Religious Studies adds Core Curriculum Courses

Two new Religious Studies courses have been approved for the Carolina Core as satisfying the requirements for Values, Ethics, and Social Responsibility (VSR) and Aesthetic and Interpretive Understanding (AIU).

RELG 270 Religion in the Arts (approved for AIU designation) deals with literary, visual, and/or performance art associated with religious discourse and practice. The Department offers a number of intermediate and upper level courses focusing on specific collections or genres of literature or that combine the study of a particular type of literature with the study of film. Other courses incorporate an examination of works of visual arts or music as cultural expressions of the religious and spiritual dimension of our humanity.
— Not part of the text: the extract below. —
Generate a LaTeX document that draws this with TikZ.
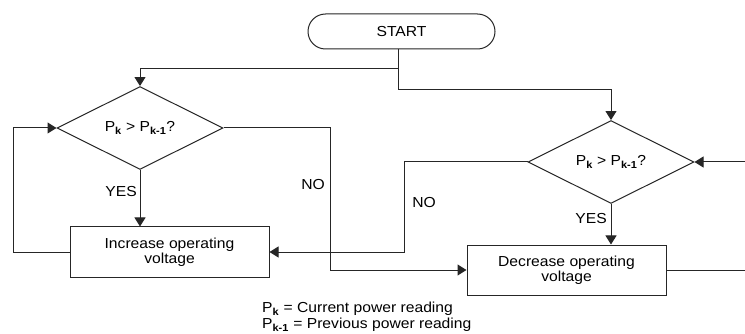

The introductory level course, Religion in the Arts, addresses basic questions about interpretive practices, the arts, and religion: What makes a work of art religious or sacred? What are the social, political, and economic implications of claiming that particular works of art have been created, blessed, or inspired by divine or otherwise supernatural agents (or, conversely, that certain works have offended or angered divine or supernatural agents)? How do religious practitioners use the arts to create and sustain social formations, to gain prestige, and/or to heighten the emotional nature of religious experience?

RELG 205 Morality, Ethics, and Religion (approved for VSR designation) addresses values and ethics as developed, contested, and transmitted through a variety of religious practices. This course offers a broad introduction to the ways that religious thought and practice impact conceptions of value and ethical norms. As an introductory level course it serves as an introduction to intermediate and advanced level courses that address the ways in which particular religions or intellectual traditions, such as Greek, Roman, and Judean, have constructed and adapted ideas about morality and ethics.

Morality, Ethics, and Religion offers an introduction to some of the major issues surrounding religion and ethics: the common tendency to associate religion/piety with morality, the ways that religion can function as an authoritative and authorizing mechanism for the enforcement/contestation of particular moral and ethical norms, and the place of religion in contemporary public discourse about values and social responsibility. The course covers a wide range of case studies that move beyond Christianity or the “Western” tradition to be accessible to a broad and diverse student population. The course does not assume that students have any background in the study of religion, ethics, or morality.